**OBJECTIVE:**
Reproduce this listing in full.

--- Begin ENTRIES SUPPLIED ---

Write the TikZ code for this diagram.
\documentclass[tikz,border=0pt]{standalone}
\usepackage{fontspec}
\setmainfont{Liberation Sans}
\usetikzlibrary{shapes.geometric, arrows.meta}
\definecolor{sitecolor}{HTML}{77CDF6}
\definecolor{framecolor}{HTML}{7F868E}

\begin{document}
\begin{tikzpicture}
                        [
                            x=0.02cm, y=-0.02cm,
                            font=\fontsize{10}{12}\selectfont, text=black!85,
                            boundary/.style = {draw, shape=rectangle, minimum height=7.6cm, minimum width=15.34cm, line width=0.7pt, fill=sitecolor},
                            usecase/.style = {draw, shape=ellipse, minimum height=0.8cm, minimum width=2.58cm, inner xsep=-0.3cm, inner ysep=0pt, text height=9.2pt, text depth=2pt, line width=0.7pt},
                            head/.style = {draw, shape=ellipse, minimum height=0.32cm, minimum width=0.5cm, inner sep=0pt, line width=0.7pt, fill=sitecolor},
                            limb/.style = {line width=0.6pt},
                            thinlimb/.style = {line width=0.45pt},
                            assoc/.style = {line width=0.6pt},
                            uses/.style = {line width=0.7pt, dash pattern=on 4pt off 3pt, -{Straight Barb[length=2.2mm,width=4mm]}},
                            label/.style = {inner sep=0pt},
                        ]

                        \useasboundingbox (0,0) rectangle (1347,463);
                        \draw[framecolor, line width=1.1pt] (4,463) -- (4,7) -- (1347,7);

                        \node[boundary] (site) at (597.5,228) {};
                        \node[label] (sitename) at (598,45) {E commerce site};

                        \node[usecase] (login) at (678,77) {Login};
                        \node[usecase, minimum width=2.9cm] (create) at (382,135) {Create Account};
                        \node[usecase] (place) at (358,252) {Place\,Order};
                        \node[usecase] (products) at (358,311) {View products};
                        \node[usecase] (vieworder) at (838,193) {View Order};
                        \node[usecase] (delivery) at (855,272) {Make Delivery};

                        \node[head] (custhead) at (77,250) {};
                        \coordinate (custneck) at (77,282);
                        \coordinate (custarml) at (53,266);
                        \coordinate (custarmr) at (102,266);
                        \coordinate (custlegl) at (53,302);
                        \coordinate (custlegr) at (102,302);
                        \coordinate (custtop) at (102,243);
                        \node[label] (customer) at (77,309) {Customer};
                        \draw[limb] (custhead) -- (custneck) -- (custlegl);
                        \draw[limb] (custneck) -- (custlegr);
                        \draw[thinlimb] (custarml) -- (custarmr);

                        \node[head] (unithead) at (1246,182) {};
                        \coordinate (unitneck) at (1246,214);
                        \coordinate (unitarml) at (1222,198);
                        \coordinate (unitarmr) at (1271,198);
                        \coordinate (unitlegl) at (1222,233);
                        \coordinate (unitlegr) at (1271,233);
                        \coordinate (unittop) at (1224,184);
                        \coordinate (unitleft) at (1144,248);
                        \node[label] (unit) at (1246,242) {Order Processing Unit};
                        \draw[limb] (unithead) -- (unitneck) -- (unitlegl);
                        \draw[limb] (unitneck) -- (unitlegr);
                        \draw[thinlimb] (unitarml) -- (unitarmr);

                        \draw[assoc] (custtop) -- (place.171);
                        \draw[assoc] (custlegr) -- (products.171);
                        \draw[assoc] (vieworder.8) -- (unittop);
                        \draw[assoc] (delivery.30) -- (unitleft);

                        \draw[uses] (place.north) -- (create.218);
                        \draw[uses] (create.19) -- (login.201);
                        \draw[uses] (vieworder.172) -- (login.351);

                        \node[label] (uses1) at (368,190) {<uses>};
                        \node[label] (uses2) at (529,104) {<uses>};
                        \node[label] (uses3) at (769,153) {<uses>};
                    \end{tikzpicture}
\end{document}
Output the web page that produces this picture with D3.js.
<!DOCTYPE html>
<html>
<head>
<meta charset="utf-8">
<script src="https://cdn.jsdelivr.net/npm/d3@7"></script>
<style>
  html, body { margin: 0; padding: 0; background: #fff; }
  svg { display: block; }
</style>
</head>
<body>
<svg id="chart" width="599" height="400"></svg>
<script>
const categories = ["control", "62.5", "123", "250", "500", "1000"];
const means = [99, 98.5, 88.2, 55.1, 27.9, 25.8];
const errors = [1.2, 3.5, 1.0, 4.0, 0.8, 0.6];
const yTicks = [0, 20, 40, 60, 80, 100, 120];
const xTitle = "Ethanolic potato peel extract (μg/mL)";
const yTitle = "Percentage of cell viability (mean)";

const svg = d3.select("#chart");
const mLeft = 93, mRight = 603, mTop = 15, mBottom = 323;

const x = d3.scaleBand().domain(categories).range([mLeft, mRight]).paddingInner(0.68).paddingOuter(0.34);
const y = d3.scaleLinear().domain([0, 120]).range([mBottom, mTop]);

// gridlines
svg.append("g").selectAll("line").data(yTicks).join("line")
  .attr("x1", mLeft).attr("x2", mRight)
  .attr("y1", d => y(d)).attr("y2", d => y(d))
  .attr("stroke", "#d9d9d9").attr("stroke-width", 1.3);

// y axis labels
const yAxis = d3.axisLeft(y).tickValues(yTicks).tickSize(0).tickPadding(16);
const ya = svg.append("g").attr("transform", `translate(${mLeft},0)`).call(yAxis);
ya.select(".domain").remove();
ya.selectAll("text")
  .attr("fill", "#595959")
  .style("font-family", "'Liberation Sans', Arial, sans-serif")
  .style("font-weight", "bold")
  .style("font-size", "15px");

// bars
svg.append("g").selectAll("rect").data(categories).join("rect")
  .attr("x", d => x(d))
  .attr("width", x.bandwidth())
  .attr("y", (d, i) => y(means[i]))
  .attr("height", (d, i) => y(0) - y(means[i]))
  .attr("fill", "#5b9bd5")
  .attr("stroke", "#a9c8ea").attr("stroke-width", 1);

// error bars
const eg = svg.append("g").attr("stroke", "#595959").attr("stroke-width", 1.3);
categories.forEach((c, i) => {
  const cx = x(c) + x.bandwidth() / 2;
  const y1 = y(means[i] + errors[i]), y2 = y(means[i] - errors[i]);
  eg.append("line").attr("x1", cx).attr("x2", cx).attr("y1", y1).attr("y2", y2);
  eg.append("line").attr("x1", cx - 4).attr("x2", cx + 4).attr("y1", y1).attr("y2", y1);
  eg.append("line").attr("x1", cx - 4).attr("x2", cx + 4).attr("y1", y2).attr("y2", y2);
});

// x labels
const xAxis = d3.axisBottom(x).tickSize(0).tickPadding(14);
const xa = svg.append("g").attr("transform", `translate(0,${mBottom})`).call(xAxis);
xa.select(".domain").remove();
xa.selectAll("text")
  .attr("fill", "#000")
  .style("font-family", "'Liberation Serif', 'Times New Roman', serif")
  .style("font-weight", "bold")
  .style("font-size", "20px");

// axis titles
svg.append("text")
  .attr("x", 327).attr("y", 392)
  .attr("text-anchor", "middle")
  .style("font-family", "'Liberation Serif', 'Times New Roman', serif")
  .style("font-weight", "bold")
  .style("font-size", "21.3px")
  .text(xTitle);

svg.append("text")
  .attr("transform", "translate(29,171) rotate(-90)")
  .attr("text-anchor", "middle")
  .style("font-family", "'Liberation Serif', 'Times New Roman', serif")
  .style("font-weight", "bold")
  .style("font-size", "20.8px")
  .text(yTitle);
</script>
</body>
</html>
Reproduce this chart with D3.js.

--- End ENTRIES SUPPLIED ---

**SOLUTION FOR THIS TASK:**
Write the TikZ code for this diagram.
\documentclass[tikz,border=0pt]{standalone}
\usepackage{fontspec}
\setmainfont{Liberation Sans}
\usetikzlibrary{shapes.geometric, arrows.meta}
\definecolor{sitecolor}{HTML}{77CDF6}
\definecolor{framecolor}{HTML}{7F868E}

\begin{document}
\begin{tikzpicture}
                        [
                            x=0.02cm, y=-0.02cm,
                            font=\fontsize{10}{12}\selectfont, text=black!85,
                            boundary/.style = {draw, shape=rectangle, minimum height=7.6cm, minimum width=15.34cm, line width=0.7pt, fill=sitecolor},
                            usecase/.style = {draw, shape=ellipse, minimum height=0.8cm, minimum width=2.58cm, inner xsep=-0.3cm, inner ysep=0pt, text height=9.2pt, text depth=2pt, line width=0.7pt},
                            head/.style = {draw, shape=ellipse, minimum height=0.32cm, minimum width=0.5cm, inner sep=0pt, line width=0.7pt, fill=sitecolor},
                            limb/.style = {line width=0.6pt},
                            thinlimb/.style = {line width=0.45pt},
                            assoc/.style = {line width=0.6pt},
                            uses/.style = {line width=0.7pt, dash pattern=on 4pt off 3pt, -{Straight Barb[length=2.2mm,width=4mm]}},
                            label/.style = {inner sep=0pt},
                        ]

                        \useasboundingbox (0,0) rectangle (1347,463);
                        \draw[framecolor, line width=1.1pt] (4,463) -- (4,7) -- (1347,7);

                        \node[boundary] (site) at (597.5,228) {};
                        \node[label] (sitename) at (598,45) {E commerce site};

                        \node[usecase] (login) at (678,77) {Login};
                        \node[usecase, minimum width=2.9cm] (create) at (382,135) {Create Account};
                        \node[usecase] (place) at (358,252) {Place\,Order};
                        \node[usecase] (products) at (358,311) {View products};
                        \node[usecase] (vieworder) at (838,193) {View Order};
                        \node[usecase] (delivery) at (855,272) {Make Delivery};

                        \node[head] (custhead) at (77,250) {};
                        \coordinate (custneck) at (77,282);
                        \coordinate (custarml) at (53,266);
                        \coordinate (custarmr) at (102,266);
                        \coordinate (custlegl) at (53,302);
                        \coordinate (custlegr) at (102,302);
                        \coordinate (custtop) at (102,243);
                        \node[label] (customer) at (77,309) {Customer};
                        \draw[limb] (custhead) -- (custneck) -- (custlegl);
                        \draw[limb] (custneck) -- (custlegr);
                        \draw[thinlimb] (custarml) -- (custarmr);

                        \node[head] (unithead) at (1246,182) {};
                        \coordinate (unitneck) at (1246,214);
                        \coordinate (unitarml) at (1222,198);
                        \coordinate (unitarmr) at (1271,198);
                        \coordinate (unitlegl) at (1222,233);
                        \coordinate (unitlegr) at (1271,233);
                        \coordinate (unittop) at (1224,184);
                        \coordinate (unitleft) at (1144,248);
                        \node[label] (unit) at (1246,242) {Order Processing Unit};
                        \draw[limb] (unithead) -- (unitneck) -- (unitlegl);
                        \draw[limb] (unitneck) -- (unitlegr);
                        \draw[thinlimb] (unitarml) -- (unitarmr);

                        \draw[assoc] (custtop) -- (place.171);
                        \draw[assoc] (custlegr) -- (products.171);
                        \draw[assoc] (vieworder.8) -- (unittop);
                        \draw[assoc] (delivery.30) -- (unitleft);

                        \draw[uses] (place.north) -- (create.218);
                        \draw[uses] (create.19) -- (login.201);
                        \draw[uses] (vieworder.172) -- (login.351);

                        \node[label] (uses1) at (368,190) {<uses>};
                        \node[label] (uses2) at (529,104) {<uses>};
                        \node[label] (uses3) at (769,153) {<uses>};
                    \end{tikzpicture}
\end{document}
Output the web page that produces this picture with D3.js.
<!DOCTYPE html>
<html>
<head>
<meta charset="utf-8">
<script src="https://cdn.jsdelivr.net/npm/d3@7"></script>
<style>
  html, body { margin: 0; padding: 0; background: #fff; }
  svg { display: block; }
</style>
</head>
<body>
<svg id="chart" width="599" height="400"></svg>
<script>
const categories = ["control", "62.5", "123", "250", "500", "1000"];
const means = [99, 98.5, 88.2, 55.1, 27.9, 25.8];
const errors = [1.2, 3.5, 1.0, 4.0, 0.8, 0.6];
const yTicks = [0, 20, 40, 60, 80, 100, 120];
const xTitle = "Ethanolic potato peel extract (μg/mL)";
const yTitle = "Percentage of cell viability (mean)";

const svg = d3.select("#chart");
const mLeft = 93, mRight = 603, mTop = 15, mBottom = 323;

const x = d3.scaleBand().domain(categories).range([mLeft, mRight]).paddingInner(0.68).paddingOuter(0.34);
const y = d3.scaleLinear().domain([0, 120]).range([mBottom, mTop]);

// gridlines
svg.append("g").selectAll("line").data(yTicks).join("line")
  .attr("x1", mLeft).attr("x2", mRight)
  .attr("y1", d => y(d)).attr("y2", d => y(d))
  .attr("stroke", "#d9d9d9").attr("stroke-width", 1.3);

// y axis labels
const yAxis = d3.axisLeft(y).tickValues(yTicks).tickSize(0).tickPadding(16);
const ya = svg.append("g").attr("transform", `translate(${mLeft},0)`).call(yAxis);
ya.select(".domain").remove();
ya.selectAll("text")
  .attr("fill", "#595959")
  .style("font-family", "'Liberation Sans', Arial, sans-serif")
  .style("font-weight", "bold")
  .style("font-size", "15px");

// bars
svg.append("g").selectAll("rect").data(categories).join("rect")
  .attr("x", d => x(d))
  .attr("width", x.bandwidth())
  .attr("y", (d, i) => y(means[i]))
  .attr("height", (d, i) => y(0) - y(means[i]))
  .attr("fill", "#5b9bd5")
  .attr("stroke", "#a9c8ea").attr("stroke-width", 1);

// error bars
const eg = svg.append("g").attr("stroke", "#595959").attr("stroke-width", 1.3);
categories.forEach((c, i) => {
  const cx = x(c) + x.bandwidth() / 2;
  const y1 = y(means[i] + errors[i]), y2 = y(means[i] - errors[i]);
  eg.append("line").attr("x1", cx).attr("x2", cx).attr("y1", y1).attr("y2", y2);
  eg.append("line").attr("x1", cx - 4).attr("x2", cx + 4).attr("y1", y1).attr("y2", y1);
  eg.append("line").attr("x1", cx - 4).attr("x2", cx + 4).attr("y1", y2).attr("y2", y2);
});

// x labels
const xAxis = d3.axisBottom(x).tickSize(0).tickPadding(14);
const xa = svg.append("g").attr("transform", `translate(0,${mBottom})`).call(xAxis);
xa.select(".domain").remove();
xa.selectAll("text")
  .attr("fill", "#000")
  .style("font-family", "'Liberation Serif', 'Times New Roman', serif")
  .style("font-weight", "bold")
  .style("font-size", "20px");

// axis titles
svg.append("text")
  .attr("x", 327).attr("y", 392)
  .attr("text-anchor", "middle")
  .style("font-family", "'Liberation Serif', 'Times New Roman', serif")
  .style("font-weight", "bold")
  .style("font-size", "21.3px")
  .text(xTitle);

svg.append("text")
  .attr("transform", "translate(29,171) rotate(-90)")
  .attr("text-anchor", "middle")
  .style("font-family", "'Liberation Serif', 'Times New Roman', serif")
  .style("font-weight", "bold")
  .style("font-size", "20.8px")
  .text(yTitle);
</script>
</body>
</html>
Reproduce this chart with D3.js.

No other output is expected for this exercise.